▶ Material for this task:
****************************************

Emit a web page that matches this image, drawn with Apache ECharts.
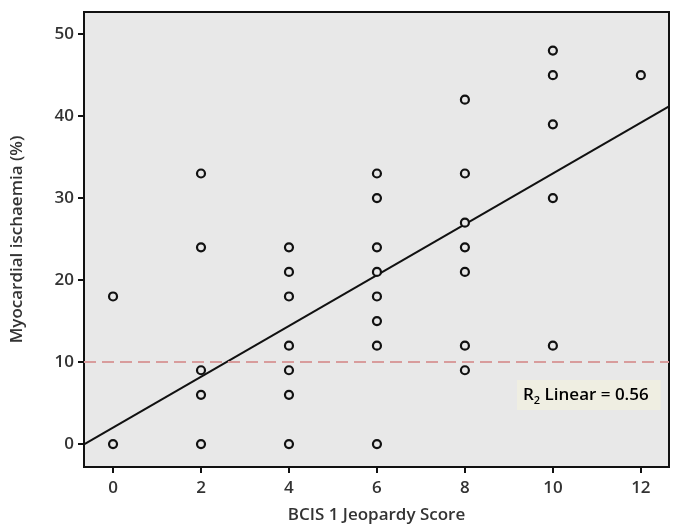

****************************************

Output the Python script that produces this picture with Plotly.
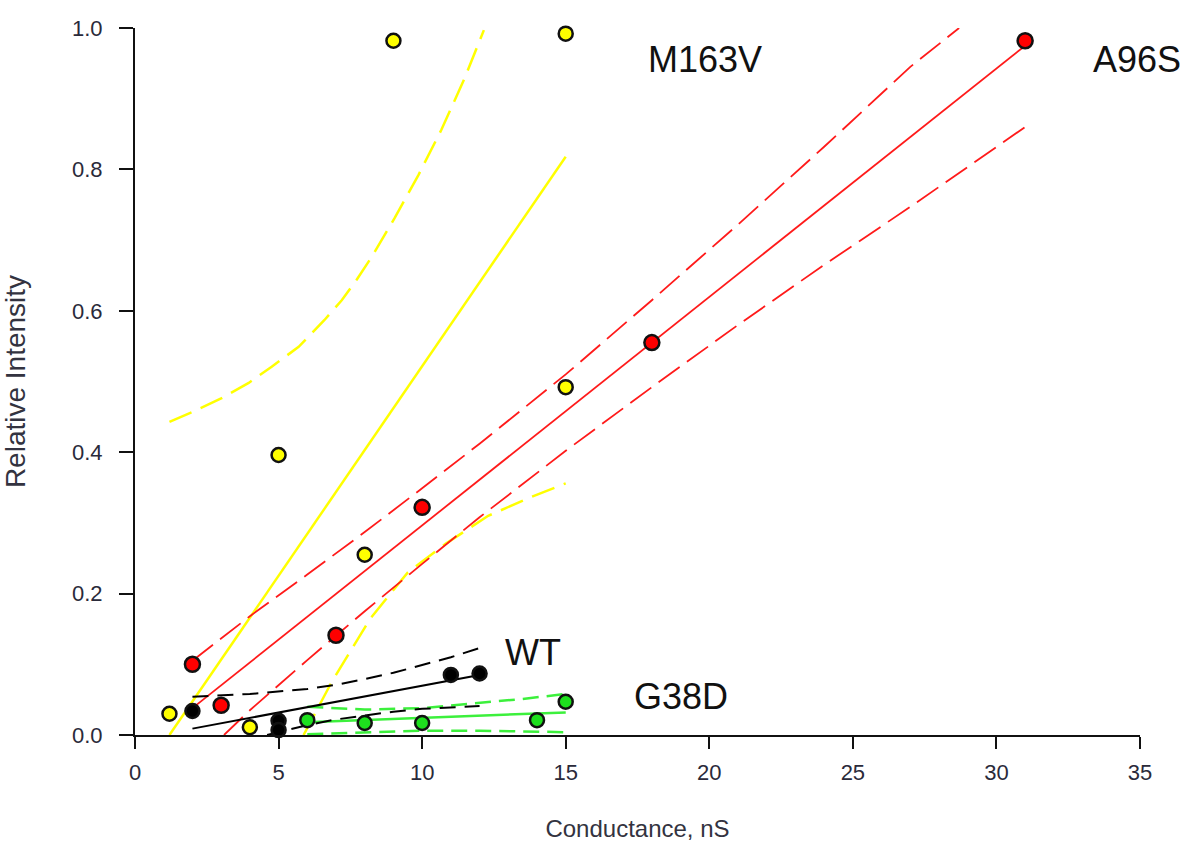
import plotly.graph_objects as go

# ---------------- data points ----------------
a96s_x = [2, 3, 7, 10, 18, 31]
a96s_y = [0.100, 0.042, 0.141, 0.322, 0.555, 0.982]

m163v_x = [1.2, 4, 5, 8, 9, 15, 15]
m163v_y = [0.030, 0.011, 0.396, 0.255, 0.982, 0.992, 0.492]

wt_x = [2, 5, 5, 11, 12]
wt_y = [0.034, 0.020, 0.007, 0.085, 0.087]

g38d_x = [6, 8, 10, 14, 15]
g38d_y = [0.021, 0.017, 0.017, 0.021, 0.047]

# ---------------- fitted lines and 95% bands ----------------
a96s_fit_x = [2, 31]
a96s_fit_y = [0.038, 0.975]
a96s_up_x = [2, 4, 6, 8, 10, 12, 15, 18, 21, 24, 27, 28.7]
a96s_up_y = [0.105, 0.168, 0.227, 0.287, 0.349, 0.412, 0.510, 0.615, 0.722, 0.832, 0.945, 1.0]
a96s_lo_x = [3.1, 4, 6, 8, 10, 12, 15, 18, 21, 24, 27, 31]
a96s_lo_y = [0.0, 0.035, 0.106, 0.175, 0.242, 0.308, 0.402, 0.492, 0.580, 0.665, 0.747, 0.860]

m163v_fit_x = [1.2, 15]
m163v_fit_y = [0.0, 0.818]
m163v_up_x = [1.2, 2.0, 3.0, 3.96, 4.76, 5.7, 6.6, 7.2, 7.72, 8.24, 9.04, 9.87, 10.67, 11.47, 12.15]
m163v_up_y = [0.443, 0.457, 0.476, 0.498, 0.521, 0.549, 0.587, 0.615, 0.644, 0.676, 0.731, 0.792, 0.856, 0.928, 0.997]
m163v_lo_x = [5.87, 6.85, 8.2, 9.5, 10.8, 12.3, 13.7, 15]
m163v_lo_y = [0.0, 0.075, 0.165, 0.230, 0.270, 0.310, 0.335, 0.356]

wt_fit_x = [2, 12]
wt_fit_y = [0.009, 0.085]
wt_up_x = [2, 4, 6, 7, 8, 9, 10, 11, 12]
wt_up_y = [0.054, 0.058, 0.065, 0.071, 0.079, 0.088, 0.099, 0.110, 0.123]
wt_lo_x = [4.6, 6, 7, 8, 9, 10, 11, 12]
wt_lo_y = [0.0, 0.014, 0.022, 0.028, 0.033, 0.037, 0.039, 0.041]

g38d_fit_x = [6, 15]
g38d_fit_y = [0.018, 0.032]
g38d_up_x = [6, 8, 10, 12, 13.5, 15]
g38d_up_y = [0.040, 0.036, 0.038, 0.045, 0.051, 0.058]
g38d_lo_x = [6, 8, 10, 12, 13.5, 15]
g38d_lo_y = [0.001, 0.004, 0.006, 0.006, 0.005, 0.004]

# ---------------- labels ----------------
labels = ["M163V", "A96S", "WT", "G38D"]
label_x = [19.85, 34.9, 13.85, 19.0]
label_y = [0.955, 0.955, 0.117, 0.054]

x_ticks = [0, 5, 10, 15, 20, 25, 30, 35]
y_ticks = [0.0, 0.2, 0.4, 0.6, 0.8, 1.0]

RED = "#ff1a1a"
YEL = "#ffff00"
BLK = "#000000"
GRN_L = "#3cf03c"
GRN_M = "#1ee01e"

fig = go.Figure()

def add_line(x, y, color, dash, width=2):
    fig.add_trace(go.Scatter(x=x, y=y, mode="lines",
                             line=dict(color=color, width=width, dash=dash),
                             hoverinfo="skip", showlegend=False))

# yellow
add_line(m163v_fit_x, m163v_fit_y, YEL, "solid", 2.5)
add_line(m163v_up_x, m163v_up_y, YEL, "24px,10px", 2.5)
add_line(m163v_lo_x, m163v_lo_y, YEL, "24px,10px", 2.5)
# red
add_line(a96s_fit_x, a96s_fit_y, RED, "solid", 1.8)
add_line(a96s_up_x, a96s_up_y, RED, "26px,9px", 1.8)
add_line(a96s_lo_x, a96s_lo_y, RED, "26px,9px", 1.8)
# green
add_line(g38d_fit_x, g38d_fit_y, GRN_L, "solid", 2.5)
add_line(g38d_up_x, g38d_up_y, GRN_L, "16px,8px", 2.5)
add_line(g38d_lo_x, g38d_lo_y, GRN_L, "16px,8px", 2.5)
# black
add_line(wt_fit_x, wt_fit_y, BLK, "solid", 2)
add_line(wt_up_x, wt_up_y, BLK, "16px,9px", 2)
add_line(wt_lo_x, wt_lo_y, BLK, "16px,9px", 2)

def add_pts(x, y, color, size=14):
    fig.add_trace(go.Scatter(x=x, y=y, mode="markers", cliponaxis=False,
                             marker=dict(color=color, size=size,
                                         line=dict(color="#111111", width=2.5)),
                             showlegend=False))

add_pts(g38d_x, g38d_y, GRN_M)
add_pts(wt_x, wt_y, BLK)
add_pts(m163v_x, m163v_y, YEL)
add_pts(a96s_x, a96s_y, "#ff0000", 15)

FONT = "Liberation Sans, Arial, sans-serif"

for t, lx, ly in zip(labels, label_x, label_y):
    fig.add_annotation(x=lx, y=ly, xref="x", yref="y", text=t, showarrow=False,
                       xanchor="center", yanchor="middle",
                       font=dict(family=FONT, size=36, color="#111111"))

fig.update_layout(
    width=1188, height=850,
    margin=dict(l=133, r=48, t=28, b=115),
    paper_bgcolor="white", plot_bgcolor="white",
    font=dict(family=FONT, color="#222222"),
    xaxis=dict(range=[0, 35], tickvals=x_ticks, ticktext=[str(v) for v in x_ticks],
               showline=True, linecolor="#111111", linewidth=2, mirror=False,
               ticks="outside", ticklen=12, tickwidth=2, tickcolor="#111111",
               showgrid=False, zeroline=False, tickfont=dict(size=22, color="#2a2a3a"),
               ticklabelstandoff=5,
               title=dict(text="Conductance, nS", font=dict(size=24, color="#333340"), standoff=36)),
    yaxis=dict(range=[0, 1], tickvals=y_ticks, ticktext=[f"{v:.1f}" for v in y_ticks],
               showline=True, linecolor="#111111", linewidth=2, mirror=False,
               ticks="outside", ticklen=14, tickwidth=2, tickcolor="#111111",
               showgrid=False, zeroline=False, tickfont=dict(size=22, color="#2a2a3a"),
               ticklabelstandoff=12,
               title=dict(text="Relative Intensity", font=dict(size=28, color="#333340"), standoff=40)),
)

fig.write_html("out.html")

****************************************

Leaving the pictures out, write out exactly the lines from the line containing "Output the Python" through the line containing "0.665, 0.747, 0.860]", both included.

Output the Python script that produces this picture with Plotly.
import plotly.graph_objects as go

# ---------------- data points ----------------
a96s_x = [2, 3, 7, 10, 18, 31]
a96s_y = [0.100, 0.042, 0.141, 0.322, 0.555, 0.982]

m163v_x = [1.2, 4, 5, 8, 9, 15, 15]
m163v_y = [0.030, 0.011, 0.396, 0.255, 0.982, 0.992, 0.492]

wt_x = [2, 5, 5, 11, 12]
wt_y = [0.034, 0.020, 0.007, 0.085, 0.087]

g38d_x = [6, 8, 10, 14, 15]
g38d_y = [0.021, 0.017, 0.017, 0.021, 0.047]

# ---------------- fitted lines and 95% bands ----------------
a96s_fit_x = [2, 31]
a96s_fit_y = [0.038, 0.975]
a96s_up_x = [2, 4, 6, 8, 10, 12, 15, 18, 21, 24, 27, 28.7]
a96s_up_y = [0.105, 0.168, 0.227, 0.287, 0.349, 0.412, 0.510, 0.615, 0.722, 0.832, 0.945, 1.0]
a96s_lo_x = [3.1, 4, 6, 8, 10, 12, 15, 18, 21, 24, 27, 31]
a96s_lo_y = [0.0, 0.035, 0.106, 0.175, 0.242, 0.308, 0.402, 0.492, 0.580, 0.665, 0.747, 0.860]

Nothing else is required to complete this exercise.